What the task requires: Everything from the line containing "Write the matplotlib code for this chart." to the line containing "from matplotlib.transforms import Affine2D", both lines included, must be copied exactly; nothing else should be.

Extracted information:
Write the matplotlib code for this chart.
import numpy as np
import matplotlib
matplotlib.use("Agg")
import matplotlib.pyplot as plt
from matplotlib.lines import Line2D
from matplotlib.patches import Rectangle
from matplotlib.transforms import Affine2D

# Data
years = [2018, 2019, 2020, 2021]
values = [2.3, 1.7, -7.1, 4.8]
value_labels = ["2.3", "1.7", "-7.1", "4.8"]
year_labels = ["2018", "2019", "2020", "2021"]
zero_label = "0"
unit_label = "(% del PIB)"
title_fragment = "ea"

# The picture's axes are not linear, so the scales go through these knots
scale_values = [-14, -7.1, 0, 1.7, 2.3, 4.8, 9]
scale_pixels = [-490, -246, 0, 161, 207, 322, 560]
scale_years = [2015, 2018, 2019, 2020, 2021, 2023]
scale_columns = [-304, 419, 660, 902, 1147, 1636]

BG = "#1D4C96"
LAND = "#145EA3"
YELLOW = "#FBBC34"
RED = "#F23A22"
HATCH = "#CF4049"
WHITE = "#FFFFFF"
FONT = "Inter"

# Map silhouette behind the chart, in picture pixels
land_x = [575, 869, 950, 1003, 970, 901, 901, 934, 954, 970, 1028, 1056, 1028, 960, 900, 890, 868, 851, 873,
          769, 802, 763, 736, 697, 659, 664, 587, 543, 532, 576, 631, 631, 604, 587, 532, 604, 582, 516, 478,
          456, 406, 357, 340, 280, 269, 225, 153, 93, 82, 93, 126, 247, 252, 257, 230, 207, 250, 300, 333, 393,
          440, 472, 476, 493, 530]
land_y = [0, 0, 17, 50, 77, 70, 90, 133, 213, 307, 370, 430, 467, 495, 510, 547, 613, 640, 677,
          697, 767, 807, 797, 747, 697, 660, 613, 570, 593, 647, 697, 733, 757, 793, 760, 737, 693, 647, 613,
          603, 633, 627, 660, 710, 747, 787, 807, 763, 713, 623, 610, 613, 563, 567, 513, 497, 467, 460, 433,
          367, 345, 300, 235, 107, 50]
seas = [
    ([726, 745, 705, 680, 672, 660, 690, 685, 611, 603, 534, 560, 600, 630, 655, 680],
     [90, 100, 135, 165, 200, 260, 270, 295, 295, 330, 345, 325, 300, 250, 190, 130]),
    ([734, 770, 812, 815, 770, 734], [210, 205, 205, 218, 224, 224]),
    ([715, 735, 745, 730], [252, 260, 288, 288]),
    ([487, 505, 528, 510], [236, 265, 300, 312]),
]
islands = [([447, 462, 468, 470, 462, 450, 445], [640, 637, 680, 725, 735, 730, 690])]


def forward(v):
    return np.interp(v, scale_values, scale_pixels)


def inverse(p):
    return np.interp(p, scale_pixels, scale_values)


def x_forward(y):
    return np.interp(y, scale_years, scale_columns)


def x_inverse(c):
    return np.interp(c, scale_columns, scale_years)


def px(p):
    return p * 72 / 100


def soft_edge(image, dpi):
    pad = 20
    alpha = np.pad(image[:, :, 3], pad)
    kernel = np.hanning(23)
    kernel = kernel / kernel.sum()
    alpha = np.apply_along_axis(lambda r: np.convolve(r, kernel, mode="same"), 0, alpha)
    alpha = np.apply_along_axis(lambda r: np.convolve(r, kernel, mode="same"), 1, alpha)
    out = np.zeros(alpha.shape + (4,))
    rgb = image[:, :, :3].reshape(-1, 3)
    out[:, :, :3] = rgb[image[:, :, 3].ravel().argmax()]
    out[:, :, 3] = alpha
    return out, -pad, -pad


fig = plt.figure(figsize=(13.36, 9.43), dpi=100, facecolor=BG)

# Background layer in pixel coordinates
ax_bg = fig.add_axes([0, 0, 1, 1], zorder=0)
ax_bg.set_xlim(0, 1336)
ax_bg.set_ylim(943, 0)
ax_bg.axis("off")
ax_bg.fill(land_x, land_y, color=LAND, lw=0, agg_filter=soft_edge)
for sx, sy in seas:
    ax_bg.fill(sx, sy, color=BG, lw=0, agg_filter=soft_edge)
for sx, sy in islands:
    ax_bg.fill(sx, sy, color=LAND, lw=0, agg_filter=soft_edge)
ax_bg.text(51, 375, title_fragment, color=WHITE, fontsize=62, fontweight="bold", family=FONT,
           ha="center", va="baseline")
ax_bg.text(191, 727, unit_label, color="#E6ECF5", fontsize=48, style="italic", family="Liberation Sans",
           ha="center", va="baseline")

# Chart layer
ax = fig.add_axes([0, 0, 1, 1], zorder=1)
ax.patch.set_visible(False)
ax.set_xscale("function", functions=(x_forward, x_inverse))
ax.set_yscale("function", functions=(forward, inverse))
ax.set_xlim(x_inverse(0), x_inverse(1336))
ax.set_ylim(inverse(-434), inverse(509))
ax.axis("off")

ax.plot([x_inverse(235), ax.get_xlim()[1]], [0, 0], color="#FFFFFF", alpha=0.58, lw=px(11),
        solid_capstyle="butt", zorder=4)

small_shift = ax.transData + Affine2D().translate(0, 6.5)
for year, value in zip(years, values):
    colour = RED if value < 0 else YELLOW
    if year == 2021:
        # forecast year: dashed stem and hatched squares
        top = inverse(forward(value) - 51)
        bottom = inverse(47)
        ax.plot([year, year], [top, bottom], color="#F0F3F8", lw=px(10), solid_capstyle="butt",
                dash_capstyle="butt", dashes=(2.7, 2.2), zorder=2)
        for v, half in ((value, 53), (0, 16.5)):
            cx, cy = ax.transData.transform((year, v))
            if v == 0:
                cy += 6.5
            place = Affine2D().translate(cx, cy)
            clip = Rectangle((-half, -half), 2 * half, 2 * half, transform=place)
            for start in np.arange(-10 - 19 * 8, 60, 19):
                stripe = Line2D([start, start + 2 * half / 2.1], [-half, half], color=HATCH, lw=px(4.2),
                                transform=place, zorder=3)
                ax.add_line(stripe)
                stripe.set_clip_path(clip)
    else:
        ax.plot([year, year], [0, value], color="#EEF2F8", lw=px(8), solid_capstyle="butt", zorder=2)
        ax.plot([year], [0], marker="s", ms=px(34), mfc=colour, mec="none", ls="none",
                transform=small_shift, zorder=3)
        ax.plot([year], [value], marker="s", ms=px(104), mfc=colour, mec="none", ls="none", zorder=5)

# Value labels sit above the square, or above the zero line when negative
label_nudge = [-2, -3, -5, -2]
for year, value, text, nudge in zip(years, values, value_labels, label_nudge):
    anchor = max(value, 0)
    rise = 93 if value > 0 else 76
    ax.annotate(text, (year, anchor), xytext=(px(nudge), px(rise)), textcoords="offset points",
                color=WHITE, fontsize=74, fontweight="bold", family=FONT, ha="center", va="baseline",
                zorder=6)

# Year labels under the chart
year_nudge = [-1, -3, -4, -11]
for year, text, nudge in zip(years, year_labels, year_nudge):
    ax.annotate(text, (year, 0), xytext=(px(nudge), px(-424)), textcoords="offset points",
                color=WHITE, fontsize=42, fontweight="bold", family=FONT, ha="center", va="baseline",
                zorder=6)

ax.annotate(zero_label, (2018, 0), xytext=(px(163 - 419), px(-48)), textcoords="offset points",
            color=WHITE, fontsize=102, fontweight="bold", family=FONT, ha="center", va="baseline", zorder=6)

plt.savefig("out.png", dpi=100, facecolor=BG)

---

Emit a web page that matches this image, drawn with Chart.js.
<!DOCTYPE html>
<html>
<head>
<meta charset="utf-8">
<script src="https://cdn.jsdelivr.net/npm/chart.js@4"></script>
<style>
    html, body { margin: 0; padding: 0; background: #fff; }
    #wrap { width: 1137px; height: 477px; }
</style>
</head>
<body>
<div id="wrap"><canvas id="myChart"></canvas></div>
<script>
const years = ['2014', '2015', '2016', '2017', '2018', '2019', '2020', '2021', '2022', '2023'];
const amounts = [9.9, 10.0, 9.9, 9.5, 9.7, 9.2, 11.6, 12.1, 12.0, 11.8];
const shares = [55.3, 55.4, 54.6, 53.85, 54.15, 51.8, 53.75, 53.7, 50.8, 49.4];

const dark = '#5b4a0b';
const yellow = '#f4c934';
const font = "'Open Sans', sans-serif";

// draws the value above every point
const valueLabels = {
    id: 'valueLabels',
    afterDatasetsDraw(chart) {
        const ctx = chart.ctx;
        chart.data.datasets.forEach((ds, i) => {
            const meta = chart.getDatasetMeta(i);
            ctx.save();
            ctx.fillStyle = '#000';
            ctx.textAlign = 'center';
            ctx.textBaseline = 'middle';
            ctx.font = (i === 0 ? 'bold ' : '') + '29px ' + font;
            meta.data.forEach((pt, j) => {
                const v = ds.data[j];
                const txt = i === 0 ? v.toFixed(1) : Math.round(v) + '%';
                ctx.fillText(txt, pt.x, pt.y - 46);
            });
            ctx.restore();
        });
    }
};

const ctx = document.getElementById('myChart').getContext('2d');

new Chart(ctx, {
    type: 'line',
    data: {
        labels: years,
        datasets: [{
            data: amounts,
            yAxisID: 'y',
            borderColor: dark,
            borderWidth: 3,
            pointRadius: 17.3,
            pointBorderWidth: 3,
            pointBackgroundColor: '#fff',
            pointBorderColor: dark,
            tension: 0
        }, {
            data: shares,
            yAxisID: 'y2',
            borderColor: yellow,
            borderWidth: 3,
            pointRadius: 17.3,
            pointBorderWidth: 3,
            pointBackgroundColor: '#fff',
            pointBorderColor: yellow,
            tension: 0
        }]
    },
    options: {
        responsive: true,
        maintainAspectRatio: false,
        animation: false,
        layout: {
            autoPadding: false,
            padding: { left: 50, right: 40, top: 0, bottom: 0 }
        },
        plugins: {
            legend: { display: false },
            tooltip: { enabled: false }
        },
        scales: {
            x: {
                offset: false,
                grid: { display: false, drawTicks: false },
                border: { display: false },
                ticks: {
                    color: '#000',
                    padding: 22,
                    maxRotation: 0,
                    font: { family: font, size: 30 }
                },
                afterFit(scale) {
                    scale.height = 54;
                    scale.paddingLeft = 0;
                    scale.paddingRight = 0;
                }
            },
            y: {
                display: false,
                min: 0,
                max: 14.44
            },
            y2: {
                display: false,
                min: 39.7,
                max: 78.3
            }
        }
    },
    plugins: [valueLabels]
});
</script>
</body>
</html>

Answer in full:
Write the matplotlib code for this chart.
import numpy as np
import matplotlib
matplotlib.use("Agg")
import matplotlib.pyplot as plt
from matplotlib.lines import Line2D
from matplotlib.patches import Rectangle
from matplotlib.transforms import Affine2D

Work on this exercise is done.